How to train NMT model with subword regularization?(Sampling segmentation every epoch)

JJumSSu · September 16, 2019, 2:26pm

Hi, y’all

I’m trying to apply subword regularization method in sentencepiece(where they sample from input sequence’s segmented candidates every epoch, which means input changes every epoch) to train my NMT model. But as for opennmt/torch/ the inputs are fixed during training(as far as I know).
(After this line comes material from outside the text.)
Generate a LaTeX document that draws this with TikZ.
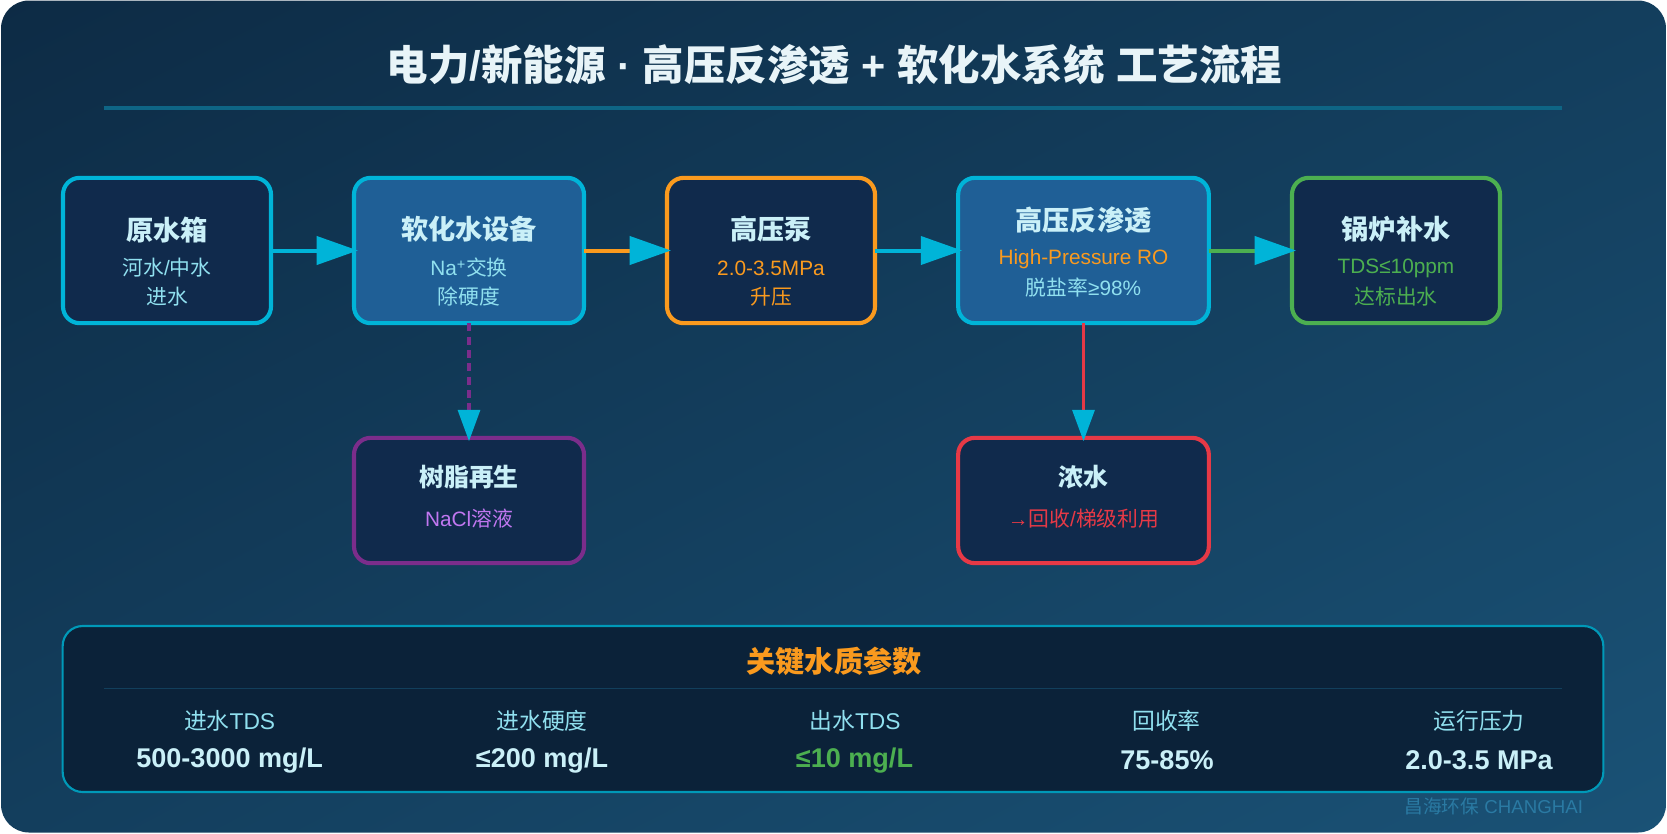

Any method or suggestion that I can reference?

Thank you.

francoishernandez · September 16, 2019, 2:32pm

Which version of OpenNMT are you using / would like to use?

JJumSSu · September 17, 2019, 5:10am

I’m using opennmt-py(torch), the latest version available in github.

Is there any source that I can reference?

Thanks!

francoishernandez · September 17, 2019, 6:59am

Everything regarding tokenization should happen before the preprocessing step.
Basically, you have your data, you tokenize it with your subwords model, and then call preprocess.py to build the datasets ‘shards’ as well as the vocabulary(ies) that will be used to train the model.
So, your best bet I think would be to apply sentencepiece regularization before preprocessing, i.e. dump your N samples for each example of your dataset, and then preprocess on this.

francoishernandez · September 17, 2019, 7:06am

Oh I read too quickly. Regarding the ‘changing input every epoch’, there is no proper way of doing this, but with the ‘shards’ mechanism you might be able to pull it off quite easily.
I think you can:

sample your dataset in N different parts;
build the full vocabulary on all the parts;
preprocess each part with the -src_vocab (and possibly -tgt_vocab) option;
renumber your shards to have your différent samples in following order.

When training, the inputter iterator will loop over the shards, thus simulating a change every epoch.
I encourage you to test on little data to get the feel of all of it if you’re not used to how OpenNMT-py works.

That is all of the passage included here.